According to DHS, 72,000 individuals hold TPS under Honduras’s designation and 7,000 under Nicaragua’s designation. Termination of the TPS designation for both countries will become effective on September 8, 2025. Legal challenges to these most recent terminations have already been filed. W. First Born and Ashley Urquijo have the details.
Biometrics Rule Coming Soon? U.S. Customs and Border Protection (CBP), which is under the aegis of DHS, sent to the Office of Information and Regulatory Affairs (OIRA) an interim final rule entitled “Collection of Biometric Data From Aliens Upon Entry To and Exit From the United States.” The effort resuscitates a proposal issued in November 2020 during the first Trump administration, which would have amended existing regulations to permit DHS to collect biometrics from aliens entering or departing the country. The proposal was never finalized and was withdrawn by the Biden administration in 2021.

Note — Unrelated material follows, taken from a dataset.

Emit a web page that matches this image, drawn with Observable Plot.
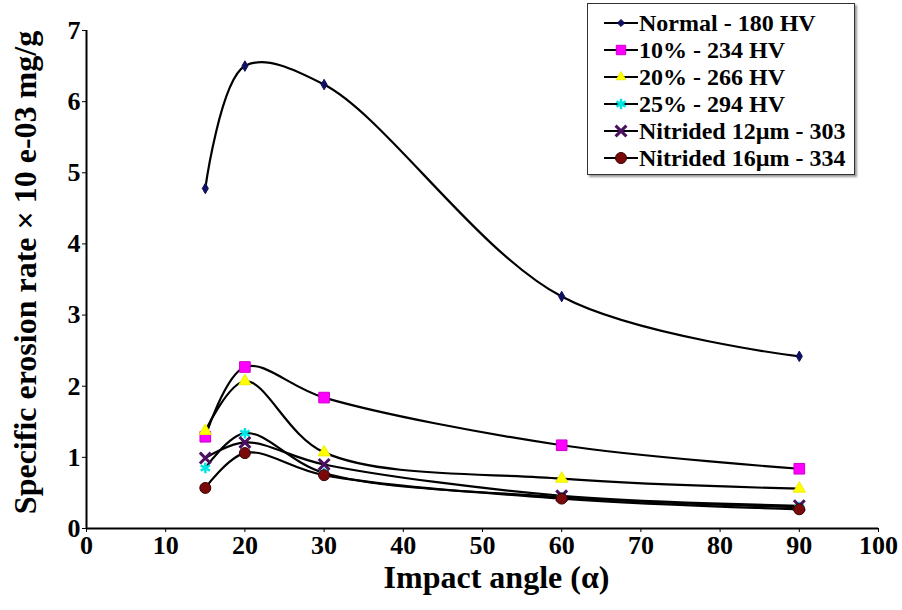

Proceeding under this fashion means that upon completion of OIRA review, CBP can skip the notice-and-comment process and immediately publish a final rule (it also likely provides additional grounds for potential legal challenges). As the Buzz discussed several months ago, the administration takes the position that efforts “to control the status, entry, and exit of people … across the borders of the United States, constitute a foreign affairs function of the United States under the Administrative Procedure Act,” which provides an exception to the traditional notice-and-comment rulemaking protocols.
Employee Rights Act Reintroduced. Representative Rick W. Allen (R-GA), who chairs the House Education and Workforce Committee’s Subcommittee on Health, Employment, Labor, and Pensions, has introduced the Employee Rights Act of 2025. We’ve seen this bill before, but this time it has been updated to add provisions that would:
- explicitly amend the NLRA to ensure that employers can maintain workplaces that are free from harassment;
- make it an unfair labor practice to include diversity, equity, and inclusion (DEI) provisions in a collective bargaining agreement (CBA);
- prohibit “[a]ny employee who does not have lawful [immigration] status” “and who is a member of a labor organization” from voting in union elections; and
- clarify that violence undertaken in pursuit of a labor dispute or objective is a federal crime.

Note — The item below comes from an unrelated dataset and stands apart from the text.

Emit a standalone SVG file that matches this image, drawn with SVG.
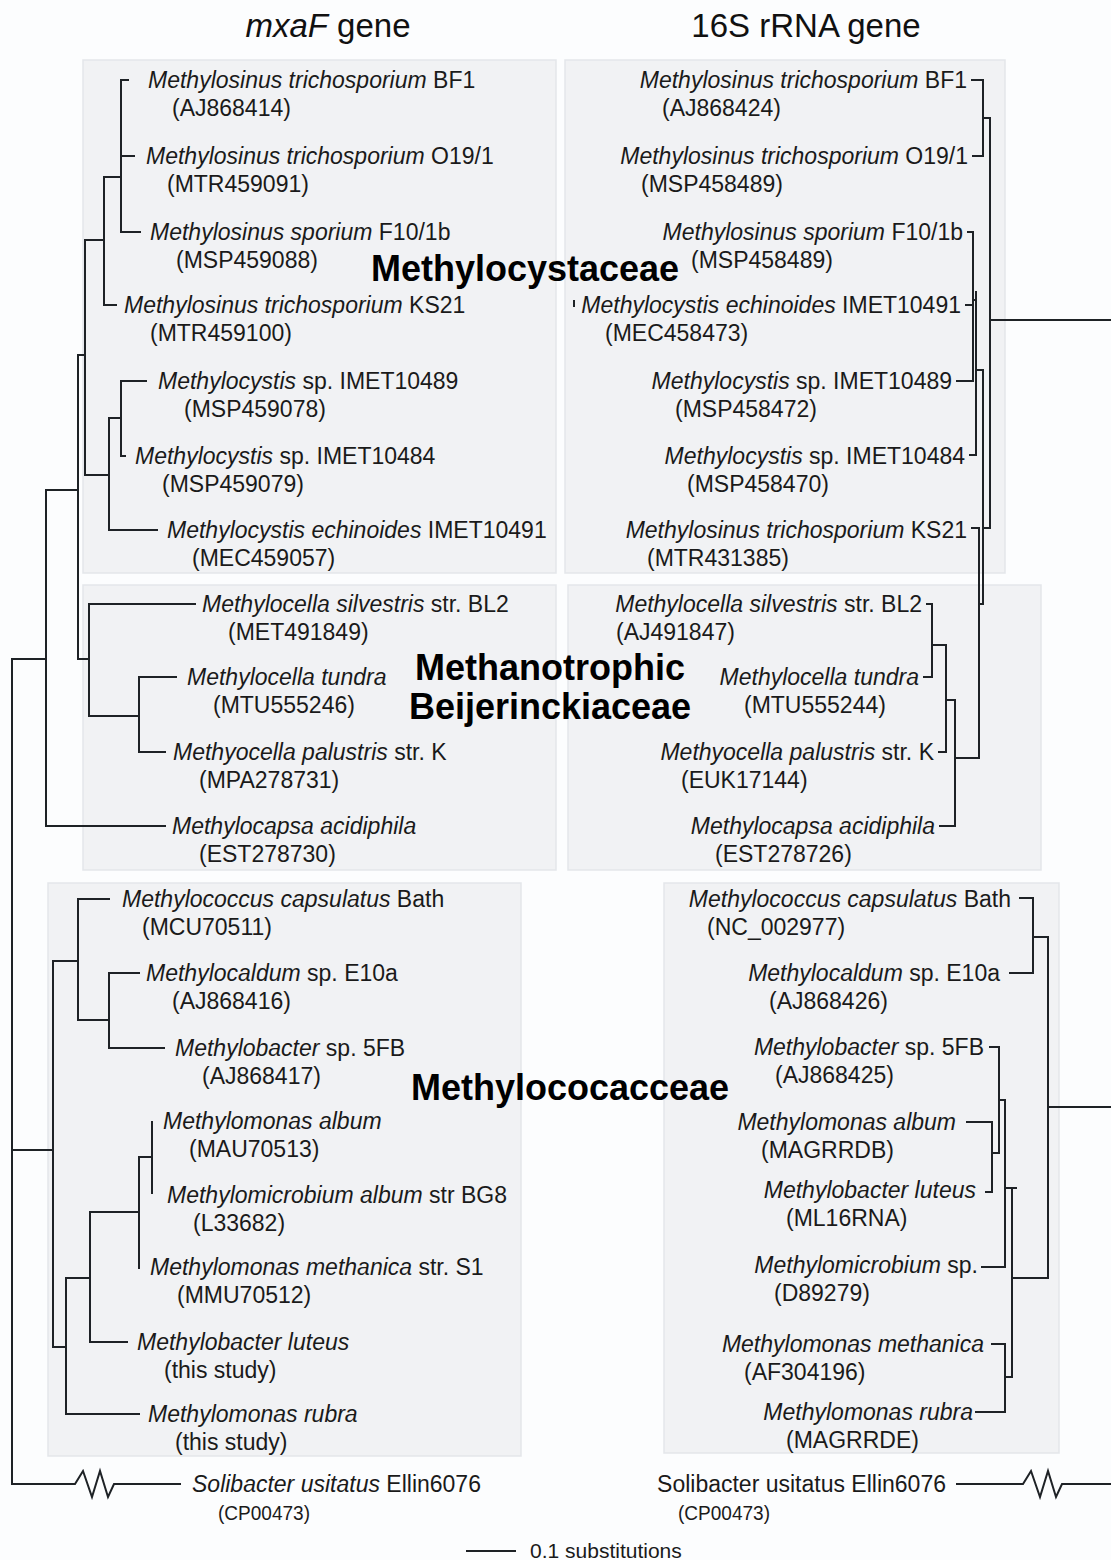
<svg xmlns="http://www.w3.org/2000/svg" width="1111" height="1560" viewBox="0 0 1111 1560">
<style>
.bg{fill:#fcfdfe}
.panel{fill:#f1f2f4;stroke:#e3e6ea;stroke-width:1.5}
.t{font-family:"Liberation Sans",Arial,sans-serif;font-size:23px;fill:#1a1a1a}
.e{text-anchor:end}
.title{font-family:"Liberation Sans",Arial,sans-serif;font-size:33px;fill:#111;text-anchor:middle}
.grp{font-family:"Liberation Sans",Arial,sans-serif;font-size:36px;font-weight:bold;fill:#000;text-anchor:middle}
.cp{font-family:"Liberation Sans",Arial,sans-serif;font-size:21px;fill:#1a1a1a}
.scale{font-family:"Liberation Sans",Arial,sans-serif;font-size:21px;fill:#1a1a1a}
.c path{fill:none;stroke:#1e2226;stroke-width:2;stroke-linecap:square}
</style>
<rect class="bg" x="0" y="0" width="1111" height="1560"/>
<g id="panels">
<rect class="panel" x="83" y="60" width="473" height="513"/>
<rect class="panel" x="83" y="585" width="473" height="285"/>
<rect class="panel" x="48" y="883" width="473" height="573"/>
<rect class="panel" x="565" y="60" width="440" height="513"/>
<rect class="panel" x="568" y="585" width="473" height="285"/>
<rect class="panel" x="664" y="883" width="395" height="570"/>
</g>
<g id="titles">
<text class="title" x="328" y="37"><tspan font-style="italic">mxaF</tspan> gene</text>
<text class="title" x="806" y="37">16S rRNA gene</text>
</g>
<g id="groups">
<text class="grp" x="525" y="281">Methylocystaceae</text>
<text class="grp" x="550" y="680">Methanotrophic</text>
<text class="grp" x="550" y="719">Beijerinckiaceae</text>
<text class="grp" x="570" y="1100">Methylococacceae</text>
</g>
<g id="left-leaves">
<g id="L1"><text class="t" x="148" y="88"><tspan font-style="italic">Methylosinus trichosporium</tspan> BF1</text><text class="t" x="172" y="116">(AJ868414)</text></g>
<g id="L2"><text class="t" x="146" y="164"><tspan font-style="italic">Methylosinus trichosporium</tspan> O19/1</text><text class="t" x="167" y="192">(MTR459091)</text></g>
<g id="L3"><text class="t" x="150" y="240"><tspan font-style="italic">Methylosinus sporium</tspan> F10/1b</text><text class="t" x="176" y="268">(MSP459088)</text></g>
<g id="L4"><text class="t" x="124" y="313"><tspan font-style="italic">Methylosinus trichosporium</tspan> KS21</text><text class="t" x="150" y="341">(MTR459100)</text></g>
<g id="L5"><text class="t" x="158" y="389"><tspan font-style="italic">Methylocystis</tspan> sp. IMET10489</text><text class="t" x="184" y="417">(MSP459078)</text></g>
<g id="L6"><text class="t" x="135" y="464"><tspan font-style="italic">Methylocystis</tspan> sp. IMET10484</text><text class="t" x="162" y="492">(MSP459079)</text></g>
<g id="L7"><text class="t" x="167" y="538"><tspan font-style="italic">Methylocystis echinoides</tspan> IMET10491</text><text class="t" x="192" y="566">(MEC459057)</text></g>
<g id="L8"><text class="t" x="202" y="612"><tspan font-style="italic">Methylocella silvestris</tspan> str. BL2</text><text class="t" x="228" y="640">(MET491849)</text></g>
<g id="L9"><text class="t" x="187" y="685"><tspan font-style="italic">Methylocella tundra</tspan></text><text class="t" x="213" y="713">(MTU555246)</text></g>
<g id="L10"><text class="t" x="173" y="760"><tspan font-style="italic">Methyocella palustris</tspan> str. K</text><text class="t" x="199" y="788">(MPA278731)</text></g>
<g id="L11"><text class="t" x="172" y="834"><tspan font-style="italic">Methylocapsa acidiphila</tspan></text><text class="t" x="199" y="862">(EST278730)</text></g>
<g id="L12"><text class="t" x="122" y="907"><tspan font-style="italic">Methylococcus capsulatus</tspan> Bath</text><text class="t" x="142" y="935">(MCU70511)</text></g>
<g id="L13"><text class="t" x="146" y="981"><tspan font-style="italic">Methylocaldum</tspan> sp. E10a</text><text class="t" x="172" y="1009">(AJ868416)</text></g>
<g id="L14"><text class="t" x="175" y="1056"><tspan font-style="italic">Methylobacter</tspan> sp. 5FB</text><text class="t" x="202" y="1084">(AJ868417)</text></g>
<g id="L15"><text class="t" x="163" y="1129"><tspan font-style="italic">Methylomonas album</tspan></text><text class="t" x="189" y="1157">(MAU70513)</text></g>
<g id="L16"><text class="t" x="167" y="1203"><tspan font-style="italic">Methylomicrobium album</tspan> str BG8</text><text class="t" x="193" y="1231">(L33682)</text></g>
<g id="L17"><text class="t" x="150" y="1275"><tspan font-style="italic">Methylomonas methanica</tspan> str. S1</text><text class="t" x="177" y="1303">(MMU70512)</text></g>
<g id="L18"><text class="t" x="137" y="1350"><tspan font-style="italic">Methylobacter luteus</tspan></text><text class="t" x="164" y="1378">(this study)</text></g>
<g id="L19"><text class="t" x="148" y="1422"><tspan font-style="italic">Methylomonas rubra</tspan></text><text class="t" x="175" y="1450">(this study)</text></g>
<g id="L20"><text class="t" x="192" y="1492"><tspan font-style="italic">Solibacter usitatus</tspan> Ellin6076</text><text class="cp" x="218" y="1520" textLength="92" lengthAdjust="spacingAndGlyphs">(CP00473)</text></g>
</g>
<g id="right-leaves">
<g id="R1"><text class="t e" x="967" y="88"><tspan font-style="italic">Methylosinus trichosporium</tspan> BF1</text><text class="t" x="662" y="116">(AJ868424)</text></g>
<g id="R2"><text class="t e" x="968" y="164"><tspan font-style="italic">Methylosinus trichosporium</tspan> O19/1</text><text class="t" x="641" y="192">(MSP458489)</text></g>
<g id="R3"><text class="t e" x="963" y="240"><tspan font-style="italic">Methylosinus sporium</tspan> F10/1b</text><text class="t" x="691" y="268">(MSP458489)</text></g>
<g id="R4"><text class="t e" x="961" y="313"><tspan font-style="italic">Methylocystis echinoides</tspan> IMET10491</text><text class="t" x="605" y="341">(MEC458473)</text></g>
<g id="R5"><text class="t e" x="952" y="389"><tspan font-style="italic">Methylocystis</tspan> sp. IMET10489</text><text class="t" x="675" y="417">(MSP458472)</text></g>
<g id="R6"><text class="t e" x="965" y="464"><tspan font-style="italic">Methylocystis</tspan> sp. IMET10484</text><text class="t" x="687" y="492">(MSP458470)</text></g>
<g id="R7"><text class="t e" x="967" y="538"><tspan font-style="italic">Methylosinus trichosporium</tspan> KS21</text><text class="t" x="647" y="566">(MTR431385)</text></g>
<g id="R8"><text class="t e" x="922" y="612"><tspan font-style="italic">Methylocella silvestris</tspan> str. BL2</text><text class="t" x="616" y="640">(AJ491847)</text></g>
<g id="R9"><text class="t e" x="919" y="685"><tspan font-style="italic">Methylocella tundra</tspan></text><text class="t" x="744" y="713">(MTU555244)</text></g>
<g id="R10"><text class="t e" x="934" y="760"><tspan font-style="italic">Methyocella palustris</tspan> str. K</text><text class="t" x="681" y="788">(EUK17144)</text></g>
<g id="R11"><text class="t e" x="935" y="834"><tspan font-style="italic">Methylocapsa acidiphila</tspan></text><text class="t" x="715" y="862">(EST278726)</text></g>
<g id="R12"><text class="t e" x="1011" y="907"><tspan font-style="italic">Methylococcus capsulatus</tspan> Bath</text><text class="t" x="707" y="935">(NC_002977)</text></g>
<g id="R13"><text class="t e" x="1000" y="981"><tspan font-style="italic">Methylocaldum</tspan> sp. E10a</text><text class="t" x="769" y="1009">(AJ868426)</text></g>
<g id="R14"><text class="t e" x="984" y="1055"><tspan font-style="italic">Methylobacter</tspan> sp. 5FB</text><text class="t" x="775" y="1083">(AJ868425)</text></g>
<g id="R15"><text class="t e" x="956" y="1130"><tspan font-style="italic">Methylomonas album</tspan></text><text class="t" x="761" y="1158">(MAGRRDB)</text></g>
<g id="R16"><text class="t e" x="976" y="1198"><tspan font-style="italic">Methylobacter luteus</tspan></text><text class="t" x="786" y="1226">(ML16RNA)</text></g>
<g id="R17"><text class="t e" x="978" y="1273"><tspan font-style="italic">Methylomicrobium</tspan> sp.</text><text class="t" x="774" y="1301">(D89279)</text></g>
<g id="R18"><text class="t e" x="984" y="1352"><tspan font-style="italic">Methylomonas methanica</tspan></text><text class="t" x="744" y="1380">(AF304196)</text></g>
<g id="R19"><text class="t e" x="973" y="1420"><tspan font-style="italic">Methylomonas rubra</tspan></text><text class="t" x="786" y="1448">(MAGRRDE)</text></g>
<g id="R20"><text class="t e" x="946" y="1492">Solibacter usitatus Ellin6076</text><text class="cp" x="678" y="1520" textLength="92" lengthAdjust="spacingAndGlyphs">(CP00473)</text></g>
</g>
<g id="connectors" class="c">
<path d="M121,80 H128 M121,156 H134 M121,232 H140 M121,80 V232 M104,177 H121"/>
<path d="M104,177 V305 M104,305 H116 M85,240 H104"/>
<path d="M85,240 V475 M78,355 H85"/>
<path d="M109,418 V530 M109,530 H157 M85,475 H109"/>
<path d="M121,381 V456 M121,381 H146 M121,456 H125 M109,418 H121"/>
<path d="M78,355 V659 M46,490 H78"/>
<path d="M89,604 V716 M89,604 H195 M78,659 H89"/>
<path d="M139,677 V752 M139,677 H176 M139,752 H165 M89,716 H139"/>
<path d="M46,490 V826 M46,826 H165 M12,659 H46"/>
<path d="M12,659 V1484 M12,1150 H53"/>
<path d="M53,961 V1347"/>
<path d="M78,899 V1020 M78,899 H109 M53,961 H78"/>
<path d="M109,973 V1048 M109,973 H139 M109,1048 H164 M78,1020 H109"/>
<path d="M66,1278 V1414 M66,1414 H139 M53,1347 H66"/>
<path d="M90,1212 V1342 M90,1342 H127 M66,1278 H90"/>
<path d="M139,1157 V1268 M90,1212 H139"/>
<path d="M152,1122 V1193 M139,1157 H152"/>
<path d="M12,1484 H75 L83,1471 L92,1497 L100,1471 L108,1497 L114,1484 H180" stroke-linejoin="miter"/>
<path d="M972,80 H983 M973,156 H983 M983,80 V156 M983,118 H990"/>
<path d="M990,118 V528 M990,320 H1111"/>
<path d="M968,232 H973 M966,305 H973 M957,381 H973 M973,232 V381"/>
<path d="M976,292 V455 M973,300 H976 M970,455 H976"/>
<path d="M976,370 H983 M983,370 V604 M983,528 H990"/>
<path d="M972,528 H979 M979,528 V758 M979,604 H983"/>
<path d="M927,604 H932 M924,677 H932 M932,604 V677 M932,645 H946"/>
<path d="M946,645 V752 M939,752 H946 M946,700 H955"/>
<path d="M955,700 V826 M940,826 H955 M955,758 H979"/>
<path d="M1020,898 H1033 M1010,973 H1033 M1033,898 V973 M1033,937 H1048"/>
<path d="M1048,937 V1278 M1048,1107 H1111"/>
<path d="M990,1047 H999 M999,1047 V1153 M999,1100 H1005"/>
<path d="M967,1122 H992 M986,1192 H992 M992,1122 V1192 M992,1153 H999"/>
<path d="M1005,1100 V1267 M982,1267 H1005 M1005,1188 H1016"/>
<path d="M1012,1188 V1377 M1012,1278 H1048"/>
<path d="M992,1344 H1005 M976,1412 H1005 M1005,1344 V1412 M1005,1377 H1012"/>
<path d="M957,1484 H1023 L1031,1471 L1040,1497 L1048,1471 L1056,1497 L1062,1484 H1111" stroke-linejoin="miter"/>
<path d="M574,301 V306" stroke-width="1.5"/>
</g>
<g id="scale-bar">
<path d="M466,1551 H516" stroke="#1e2226" stroke-width="2" fill="none"/>
<text class="scale" x="530" y="1558">0.1 substitutions</text>
</g>
</svg>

To Coin a Phrase. Seventy years ago today, President Dwight D. Eisenhower signed into law H.R. 619, which requires the phrase “In God We Trust” to be inscribed on all U.S. currency. The bill was introduced in the House by Charles E. Bennett, a Democrat from Florida. (Bennett served in the House from 1949 to 1993, the longest-serving member from Florida in either the House or Senate.) Besides the obvious religious connotation, Bennett and his supporters appealed to Cold War sentiments while promoting their bill. Readers may recall that Salmon P. Chase, while secretary of the treasury, ordered the phrase printed on certain coins, but Bennett’s legislation made the phrase applicable to all currency.